On Tue, 2020-08-11 at 15:20 -0500, Ben Nemec wrote:
On 7/28/20 3:02 AM, Johannes Kulik wrote:
Hi,
On 7/27/20 7:08 PM, Dan Smith wrote:
The primary concern was about something other than nova sitting on our bus making calls to our internal services. I imagine that the proposal to bake it into oslo.messaging is for the same purpose, and I'd probably have the same concern. At the time I think we agreed that if we were going to support direct-to-service health checks, they should be teensy HTTP servers with oslo healthchecks middleware. Further loading down rabbit with those pings doesn't seem like the best plan to me. Especially since Nova (compute) services already check in over RPC periodically and the success of that is discoverable en masse through the API.
--Dan
While I get this concern, we have seen the problem described by the original poster in production multiple times: nova-compute reports to be healthy, is seen as up through the API, but doesn't work on any messages anymore. A health-check going through rabbitmq would really help spotting those situations, while having an additional HTTP server doesn't.
I wonder if this does help though. It seems like a bug that a nova-compute service would stop processing messages and still be seen as up in the service status.
Do we understand why that is happening? assuming it is https://bugs.launchpad.net/nova/+bug/1854992 then then the reason
it kind of is a bug this one to be precise https://bugs.launchpad.net/nova/+bug/1854992 the compute status is still up is the compute service is runing fine and sending heartbeats, the issue is that under certin failure modes the topic queue used to recivie rpc topic sends can disappear. one way this can happen is if the rabbitmq server restart, in which case the resend code in oslo will reconnect to the exchange but it will not nessisarly recreate the topic queue.
If not, I'm unclear that a ping living at the oslo.messaging layer is going to do a better job of exposing such an outage.
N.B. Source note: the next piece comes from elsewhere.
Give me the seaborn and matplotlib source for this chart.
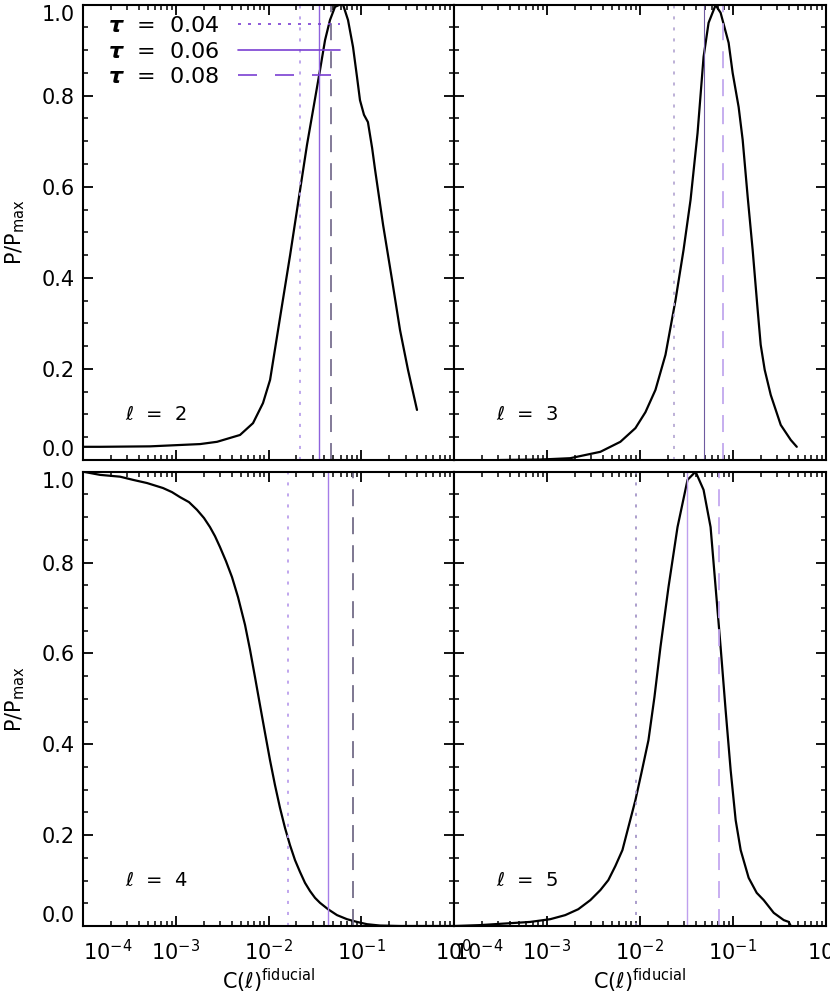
"""
Normalised likelihood of C(l) for l = 2..5, with tau reference lines.
"""
import matplotlib
matplotlib.use('Agg')
from matplotlib import pyplot as plt
from matplotlib.lines import Line2D
from matplotlib.ticker import MultipleLocator, FixedLocator
import pandas as pd
import seaborn as sns

# Curves: C(l)^fiducial vs P/Pmax
c_l2 = [1.0e-4, 1.53e-4, 5.28e-4, 1.83e-3, 2.79e-3, 4.93e-3, 6.81e-3, 8.72e-3,
        0.0104, 0.0133, 0.0171, 0.0219, 0.0260, 0.0302, 0.0359, 0.0407, 0.0460,
        0.0521, 0.0590, 0.0636, 0.0720, 0.0815, 0.0900, 0.0969, 0.107, 0.118,
        0.131, 0.141, 0.172, 0.215, 0.262, 0.319, 0.399]
p_l2 = [0.029, 0.029, 0.030, 0.035, 0.040, 0.055, 0.081, 0.125,
        0.176, 0.312, 0.450, 0.593, 0.692, 0.768, 0.856, 0.922, 0.966,
        0.995, 1.0, 1.0, 0.966, 0.907, 0.841, 0.790, 0.758, 0.742,
        0.685, 0.637, 0.516, 0.395, 0.285, 0.198, 0.110]

c_l3 = [3.13e-4, 8.45e-4, 1.78e-3, 3.75e-3, 6.16e-3, 8.94e-3, 0.01146, 0.01469,
        0.01883, 0.02414, 0.02944, 0.03503, 0.04168, 0.04837, 0.05476, 0.06516,
        0.07378, 0.0900, 0.0994, 0.1153, 0.1274, 0.1442, 0.1632, 0.1848, 0.1991,
        0.2199, 0.2553, 0.3272, 0.4195, 0.4867]
p_l3 = [0.0, 0.001, 0.004, 0.018, 0.040, 0.070, 0.105, 0.154,
        0.231, 0.351, 0.461, 0.571, 0.718, 0.885, 0.960, 0.999,
        0.982, 0.916, 0.850, 0.775, 0.703, 0.578, 0.461, 0.329, 0.253,
        0.198, 0.143, 0.077, 0.044, 0.029]

c_l4 = [1.0e-4, 1.525e-4, 2.51e-4, 3.46e-4, 4.90e-4, 7.29e-4, 9.11e-4, 1.111e-3,
        1.389e-3, 1.695e-3, 2.016e-3, 2.34e-3, 2.65e-3, 3.00e-3, 3.48e-3, 4.04e-3,
        4.69e-3, 5.58e-3, 6.32e-3, 7.15e-3, 8.10e-3, 9.17e-3, 0.01038, 0.01175,
        0.0133, 0.01506, 0.01705, 0.01931, 0.02186, 0.02474, 0.02802, 0.03172,
        0.03592, 0.04381, 0.05476, 0.07021, 0.0900, 0.1153, 0.1593, 0.2617, 1.0]
p_l4 = [1.0, 0.993, 0.989, 0.982, 0.975, 0.964, 0.955, 0.944,
        0.933, 0.916, 0.898, 0.878, 0.858, 0.834, 0.803, 0.768,
        0.724, 0.663, 0.608, 0.548, 0.486, 0.425, 0.365, 0.310,
        0.260, 0.216, 0.178, 0.145, 0.119, 0.095, 0.077, 0.062,
        0.051, 0.037, 0.024, 0.015, 0.009, 0.004, 0.001, 0.0, 0.0]

c_l5 = [1.0e-4, 1.91e-4, 6.60e-4, 1.084e-3, 1.573e-3, 2.172e-3, 2.93e-3, 3.75e-3,
        4.57e-3, 5.44e-3, 6.48e-3, 7.52e-3, 8.94e-3, 0.01038, 0.01235, 0.01433,
        0.01663, 0.02029, 0.02537, 0.03251, 0.03967, 0.04837, 0.05755,
        0.06516, 0.07378, 0.08353, 0.0946, 0.1071, 0.1213, 0.1478, 0.1804,
        0.2146, 0.2750, 0.3525, 0.3991, 0.4195]
p_l5 = [0.0, 0.002, 0.009, 0.015, 0.024, 0.037, 0.057, 0.079,
        0.101, 0.132, 0.167, 0.218, 0.277, 0.337, 0.409, 0.504,
        0.614, 0.746, 0.878, 0.982, 1.0, 0.960, 0.878,
        0.746, 0.614, 0.475, 0.343, 0.233, 0.167, 0.106, 0.073,
        0.057, 0.029, 0.013, 0.009, 0.0]

# C(l) predicted for tau = 0.04, 0.06, 0.08
tau_labels = ['0.04', '0.06', '0.08']
tau_l2 = [0.0219, 0.0353, 0.0475]
tau_l3 = [0.0234, 0.0487, 0.0781]
tau_l4 = [0.0161, 0.0442, 0.0820]
tau_l5 = [0.0091, 0.0323, 0.0714]

multipoles = [2, 3, 4, 5]
x_ticks = [1e-4, 1e-3, 1e-2, 1e-1, 1.0]
y_ticks = [0.0, 0.2, 0.4, 0.6, 0.8, 1.0]

panels = [
    (c_l2, p_l2, tau_l2, ['#b9a0ea', '#8e62dc', '#787090']),
    (c_l3, p_l3, tau_l3, ['#b7aad4', '#6e5aa0', '#c2a8ee']),
    (c_l4, p_l4, tau_l4, ['#bb9fec', '#a57de8', '#736c88']),
    (c_l5, p_l5, tau_l5, ['#a596c8', '#bfa0ee', '#c4a8f0']),
]
line_styles = [(0, (1.7, 4.4)), '-', (0, (9.4, 6.1))]
line_widths = [1.3, 1.0, 1.3]

sns.set_style('ticks')
plt.rcParams['font.family'] = ['DejaVu Sans']
plt.rcParams['mathtext.fontset'] = 'dejavusans'
plt.rcParams.update({'text.color': 'black', 'axes.labelcolor': 'black',
                     'xtick.color': 'black', 'ytick.color': 'black'})

fig = plt.figure(figsize=(8.3, 9.97), dpi=100)
boxes = [
    [0.100, 0.5386, 0.447, 0.4568],
    [0.547, 0.5386, 0.448, 0.4568],
    [0.100, 0.0712, 0.447, 0.4557],
    [0.547, 0.0712, 0.448, 0.4557],
]

for i, (box, (cx, py, taus, cols)) in enumerate(zip(boxes, panels)):
    ax = fig.add_axes(box)
    df = pd.DataFrame({'C': cx, 'P': py})
    sns.lineplot(data=df, x='C', y='P', ax=ax, color='black', lw=1.6,
                 estimator=None, sort=False)
    for t, col, ls, lw in zip(taus, cols, line_styles, line_widths):
        ax.axvline(t, color=col, ls=ls, lw=lw if i != 1 or ls != '-' else 0.8)

    ax.set_xscale('log')
    ax.xaxis.set_major_locator(FixedLocator(x_ticks))
    ax.yaxis.set_major_locator(FixedLocator(y_ticks))
    ax.yaxis.set_minor_locator(MultipleLocator(0.05))
    ax.set_xlim(1e-4, 1.0)
    ax.set_ylim(0.0, 1.0)
    ax.yaxis.set_major_formatter(plt.FormatStrFormatter('%.1f'))
    for side in ['top', 'bottom', 'left', 'right']:
        ax.spines[side].set_visible(True)
        ax.spines[side].set_linewidth(1.5)
        ax.spines[side].set_color('black')
    ax.tick_params(which='both', direction='in', top=True, right=True,
                   color='black')
    ax.tick_params(which='major', length=7, width=1.3)
    ax.tick_params(which='minor', length=3.5, width=1.1)
    ax.tick_params(axis='x', labelsize=15, pad=9)
    ax.tick_params(axis='y', labelsize=15, pad=6)

    if i < 2:
        ax.tick_params(labelbottom=False)
        ax.set_xlabel('')
    else:
        ax.set_xlabel(r'C$(\ell)^{\rm fiducial}$', fontsize=15)
        ax.xaxis.set_label_coords(0.5, -0.09)
        xt = ax.xaxis.get_major_ticks()
        xt[0].label1.set_horizontalalignment('left')
    if i % 2 == 1:
        ax.tick_params(labelleft=False)
        ax.set_ylabel('')
    else:
        ax.set_ylabel(r'$\mathrm{P/P_{max}}$', fontsize=15)
        ax.yaxis.set_label_coords(-0.15, 0.5)
        yt = ax.yaxis.get_major_ticks()
        yt[0].label1.set_verticalalignment('bottom')
        yt[-1].label1.set_verticalalignment('top')

    ax.text(0.113, 0.10, r'$\ell$  =  %d' % multipoles[i], fontsize=14,
            transform=ax.transAxes, va='center', ha='left')

    if i == 0:
        legend_color = '#7a3fd2'
        handles = [
            Line2D([], [], color=legend_color, lw=1.2, ls=(0, (1.8, 4.2))),
            Line2D([], [], color=legend_color, lw=1.2, ls='-'),
            Line2D([], [], color=legend_color, lw=1.2, ls=(0, (11.4, 10.8))),
        ]
        labels = [r'$\boldsymbol{\tau}$  =  ' + t for t in tau_labels]
        ax.legend(handles, labels, loc='upper left',
                  bbox_to_anchor=(0.067, 0.975), frameon=False,
                  markerfirst=False, fontsize=16, handlelength=4.6,
                  handletextpad=0.85, labelspacing=0.25, borderpad=0,
                  borderaxespad=0)

plt.savefig('out.png', dpi=100)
The fact that oslo.messaging is responding does not necessarily equate to nova-compute functioning as expected.
maybe saying that a little clear. https://bugs.launchpad.net/nova/+bug/1854992 has other causes beyond the rabbit mq server crahsing but the underlying effect is the same the queue that the compute service uses to recive rpc call destroyed and not recreated. a related oslo bug https://bugs.launchpad.net/oslo.messaging/+bug/1661510 was "fixed" by add the mandatory transport flag feature. (you can porably mark that as fixed releaed by the way) from a nova persepctive the intened way to fix the nova bug was to use the new mandartroy flag and catch the MessageUndeliverable and have the conductor/api recreate the compute services topic queue and resent the amqp message. An open question is will the compute service detact that and start processing the queue again. if that will not fix the problem plan b was to add a self ping to the compute service wehere the compute service, on a long timeout (once an hour may once every 15 mins at the most), would try to send a message to its own recive queue. if it got the MessageUndeliverable excption then the comptue service woudl recreate its own queue. addint an interservice ping or triggering the ping enternally is unlikely to help with the nova bug. ideally we would prefer to have the conductor/api recreate the queue and re send the message if it detect the queue is missing rather then have a self ping as that does not add addtional load to the message bus and only recreates the queue if its needed. im not sure https://bugs.launchpad.net/nova/+bug/1854992 is the bug that is motiviting the creation of this oslo ping feature but that feels premature if it is. i think it would be better try to adress this by the sender recreating the queue if the deliver fails and if that is not viable then protpyope thge fix in nova. if the self ping fixes this miss queue error then we could extract the cod into oslo.
To be clear, this is not me nacking the ping feature. I just want to make sure we understand what is going on here so we don't add another unreliable healthchecking mechanism to the one we already have.
Have a nice day, Johannes